Ich will an dieser Stelle sagen, weil wir dazu beitragen müssen, das zu verbreiten — ich empfehle es den Kolleginnen und Kollegen der CDU/CSU- und der FDP-Fraktion und auch der Regierung zur Lektüre — : Das Europäische Parlament hat gestern einen Beschluß gefaßt, in dem es die deutsche Bundesregierung auffordert, unmißverständlich klarzustellen, daß die polnische Westgrenze von ihr anerkannt wird.
— Entschuldigung, diskutieren Sie doch einmal mit Ihren europäischen Kolleginnen und Kollegen von der EVP-Fraktion; denn diese haben einem solchen Antrag zugestimmt. Sie spüren vielleicht mehr als Sie hier, daß es Ängste und Besorgnisse vor einer möglichen großdeutschen Restauration gibt. Die spüren das sehr viel deutlicher.
— Sagen Sie das bitte dem Herrn Kohl.
Zweitens. Es ist unakzeptabel, wenn der CDU-Generalsekretär, Rühe, sagt, wir brauchten in Fragen, die die deutsch-deutsche Zusammenarbeit und die Konföderation und die Föderation anlangen keine Abstimmung mit unseren europäischen Nachbarn. Liebe Kolleginnen und Kollegen, haben Sie gesehen: Das Schengener Abkommen ist geplatzt?
— Jedenfalls die Unterzeichnung ist verschoben worden. Warum ist sie verschoben worden? Weil unsere europäischen Nachbarn Sorge haben, wie sich die Frage der neu gewonnenen Freizügigkeit der Bürger aus der DDR auf ihre eigenen Länder auswirken. Von daher ergibt sich von selbst: Wer deutsche Interessen wahrnimmt, muß sie mit dem europäischen Nachbarn absprechen und muß solche Konzeptionen gemeinsam diskutieren.
— Frau Hellwig, wir kennen uns doch. Ich weiß genau, daß Sie solche Positionen eigentlich teilen.
Drittens. Ich muß ehrlich sagen: Ich halte es für unerträglich, daß der Beginn der Arbeit der Regierungskonferenz zur Wirtschafts- und Währungsunion aus rein wahltaktischen Gründen auf Anfang des nächsten Jahres verschoben worden ist. Madame Cresson, die französische Europaministerin, hat im Auswärtigen Ausschuß gesagt, das sei mit Rücksicht auf die deutsche Bundesregierung bzw. auf den Wahltermin so gemacht worden.
Ich halte das für unerträglich. So hängt man sich an Rep-Stimmen. So schafft man jedenfalls keine europäische Gesinnung. Ich glaube, das muß ganz klar sein.

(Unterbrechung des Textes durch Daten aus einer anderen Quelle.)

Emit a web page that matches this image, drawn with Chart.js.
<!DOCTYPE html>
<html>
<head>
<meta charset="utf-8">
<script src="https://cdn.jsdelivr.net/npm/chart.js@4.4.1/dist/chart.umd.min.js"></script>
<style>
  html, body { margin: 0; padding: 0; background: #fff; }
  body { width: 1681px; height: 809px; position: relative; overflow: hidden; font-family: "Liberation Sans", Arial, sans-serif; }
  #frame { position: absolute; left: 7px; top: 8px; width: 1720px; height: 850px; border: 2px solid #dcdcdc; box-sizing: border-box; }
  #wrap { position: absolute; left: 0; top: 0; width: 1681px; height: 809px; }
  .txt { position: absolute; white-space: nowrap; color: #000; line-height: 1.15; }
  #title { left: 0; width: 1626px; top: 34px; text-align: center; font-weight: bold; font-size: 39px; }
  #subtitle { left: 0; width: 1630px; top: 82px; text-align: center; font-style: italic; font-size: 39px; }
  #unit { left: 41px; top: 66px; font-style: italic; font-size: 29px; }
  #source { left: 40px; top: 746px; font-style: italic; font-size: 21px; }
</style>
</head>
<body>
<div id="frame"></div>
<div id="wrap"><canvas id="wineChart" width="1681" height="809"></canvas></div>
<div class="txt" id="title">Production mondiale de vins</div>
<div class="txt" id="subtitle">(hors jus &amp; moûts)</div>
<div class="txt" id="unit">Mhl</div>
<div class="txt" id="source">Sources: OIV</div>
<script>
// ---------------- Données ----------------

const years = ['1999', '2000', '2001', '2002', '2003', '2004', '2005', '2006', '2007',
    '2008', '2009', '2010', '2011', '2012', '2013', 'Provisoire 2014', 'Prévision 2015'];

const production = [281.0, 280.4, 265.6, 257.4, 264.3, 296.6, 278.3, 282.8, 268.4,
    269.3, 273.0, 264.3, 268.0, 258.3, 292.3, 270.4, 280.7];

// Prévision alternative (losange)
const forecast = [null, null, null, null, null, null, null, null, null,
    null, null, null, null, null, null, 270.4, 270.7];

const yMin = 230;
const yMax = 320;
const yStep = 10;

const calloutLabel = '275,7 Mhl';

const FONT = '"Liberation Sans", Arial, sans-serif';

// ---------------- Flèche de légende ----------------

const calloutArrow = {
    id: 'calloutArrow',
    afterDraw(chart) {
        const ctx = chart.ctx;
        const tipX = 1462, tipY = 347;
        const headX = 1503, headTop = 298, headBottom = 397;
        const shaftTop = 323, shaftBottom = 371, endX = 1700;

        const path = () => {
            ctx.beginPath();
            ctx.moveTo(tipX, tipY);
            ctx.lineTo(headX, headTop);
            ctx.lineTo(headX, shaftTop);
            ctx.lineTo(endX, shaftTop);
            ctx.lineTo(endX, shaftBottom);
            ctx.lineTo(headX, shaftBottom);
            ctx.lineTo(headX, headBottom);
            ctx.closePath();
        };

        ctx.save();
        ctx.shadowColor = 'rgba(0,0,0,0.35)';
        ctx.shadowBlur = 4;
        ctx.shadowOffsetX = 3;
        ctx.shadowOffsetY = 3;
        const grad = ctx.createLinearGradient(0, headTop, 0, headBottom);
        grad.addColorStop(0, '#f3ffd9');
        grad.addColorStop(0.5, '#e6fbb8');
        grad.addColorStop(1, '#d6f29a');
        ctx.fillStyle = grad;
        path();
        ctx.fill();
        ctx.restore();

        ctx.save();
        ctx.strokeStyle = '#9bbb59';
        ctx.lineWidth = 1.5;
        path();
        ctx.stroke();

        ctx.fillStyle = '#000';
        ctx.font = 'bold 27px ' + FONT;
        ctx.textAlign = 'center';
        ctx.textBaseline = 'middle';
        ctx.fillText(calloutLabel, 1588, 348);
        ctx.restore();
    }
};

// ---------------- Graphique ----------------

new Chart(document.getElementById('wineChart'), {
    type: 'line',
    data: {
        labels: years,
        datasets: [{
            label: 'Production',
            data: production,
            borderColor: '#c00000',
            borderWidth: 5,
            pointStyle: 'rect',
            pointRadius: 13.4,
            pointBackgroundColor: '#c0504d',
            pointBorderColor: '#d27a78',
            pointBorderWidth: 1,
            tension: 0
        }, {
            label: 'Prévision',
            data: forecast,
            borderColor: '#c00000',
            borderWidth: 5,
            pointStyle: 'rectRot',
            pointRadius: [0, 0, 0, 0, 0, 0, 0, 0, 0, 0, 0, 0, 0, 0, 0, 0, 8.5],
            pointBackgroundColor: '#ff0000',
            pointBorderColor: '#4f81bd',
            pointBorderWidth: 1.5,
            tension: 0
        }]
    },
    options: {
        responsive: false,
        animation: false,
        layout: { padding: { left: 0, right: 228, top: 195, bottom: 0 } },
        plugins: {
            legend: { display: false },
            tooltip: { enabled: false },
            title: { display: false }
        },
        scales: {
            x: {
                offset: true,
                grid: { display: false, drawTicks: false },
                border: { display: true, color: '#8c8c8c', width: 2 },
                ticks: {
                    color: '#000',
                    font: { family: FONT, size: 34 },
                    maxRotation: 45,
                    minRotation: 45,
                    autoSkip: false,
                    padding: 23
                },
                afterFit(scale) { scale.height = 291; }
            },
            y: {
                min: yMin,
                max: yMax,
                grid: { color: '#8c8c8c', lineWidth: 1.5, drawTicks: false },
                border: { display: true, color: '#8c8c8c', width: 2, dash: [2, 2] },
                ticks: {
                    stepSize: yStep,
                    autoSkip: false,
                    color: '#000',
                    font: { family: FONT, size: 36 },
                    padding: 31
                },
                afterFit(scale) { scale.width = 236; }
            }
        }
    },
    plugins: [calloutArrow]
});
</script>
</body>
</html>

Viertens. Die Charta sozialer Grundrechte ist angesichts der gesamten sonstigen europapolitischen Diskussionen und der ost- und deutschlandpolitischen Erklärungen etwas untergegangen. Aber eines ist klar: Von dieser Charta sozialer Grundrechte kann man nicht erwarten, daß das, was da beschlossen worden ist, in irgendeiner Form praktische Auswirkungen hat. Vor allen Dingen ist der Zeitrahmen völlig weggefallen. Der Zeitrahmen hat aber vorgesehen, daß es gemeinsam, mit der Verwirklichung des europäischen Binnenmarktes auch ein soziales Europa gibt. Dadurch, daß der Zeitrahmen jetzt weggefallen ist, ist zu erwarten, daß der Binnenmarkt verwirklicht wird, daß aber all das, was zu seiner sozialen Ausgestaltung notwendig ist, unerträglich verschoben wird.

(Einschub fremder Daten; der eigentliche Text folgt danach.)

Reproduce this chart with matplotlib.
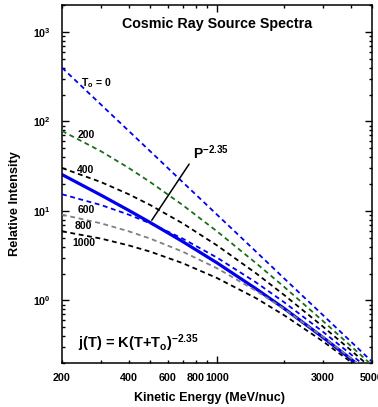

Deshalb sagen wir an dieser Stelle: Wir unterstützen das Europäische Parlament, dort auch mit seiner Mehrheit von Sozialdemokraten und Christdemokraten. Diese meinen: Notfalls muß man einen Teil der Richtlinien zum Binnenmarkt blockieren, damit das soziale Europa durch solche Regierungschefs und Minister nicht vergessen wird.
Letztlich ist bei dieser Charta sozialer Grundrechte keinerlei rechtsverbindliche Regelung beschlossen worden, so daß wir jetzt auf das angewiesen sind, was
14336 Deutscher Bundestag — 11. Wahlperiode — 185. Sitzung. Bonn, Donnerstag, den 14. Dezember 1989
Frau Wieczorek-Zeul
uns als entsprechendes Aktionsprogramm vorliegen wird. Von diesem Aktionsprogramm werden wir dadurch, daß die Zeitfrist entfallen ist, dann erst in den nächsten Monaten oder vielleicht sogar erst in den nächsten Jahren hören.
Wir wollen also, liebe Kolleginnen und Kollegen, daß bei der Regierungskonferenz, die im nächsten Jahr stattfindet, erstens die Wirtschafts- und Währungsunion, zweitens eine wirkliche Sozialcharta mit Konsequenzen und drittens eine Erweiterung der Rechte des Europäischen Parlaments zustande kommen; denn eine Erweiterung der Kompetenzen der EG ohne mehr Rechte für das Europäische Parlament führt nicht zu mehr Demokratie.
Vielen Dank.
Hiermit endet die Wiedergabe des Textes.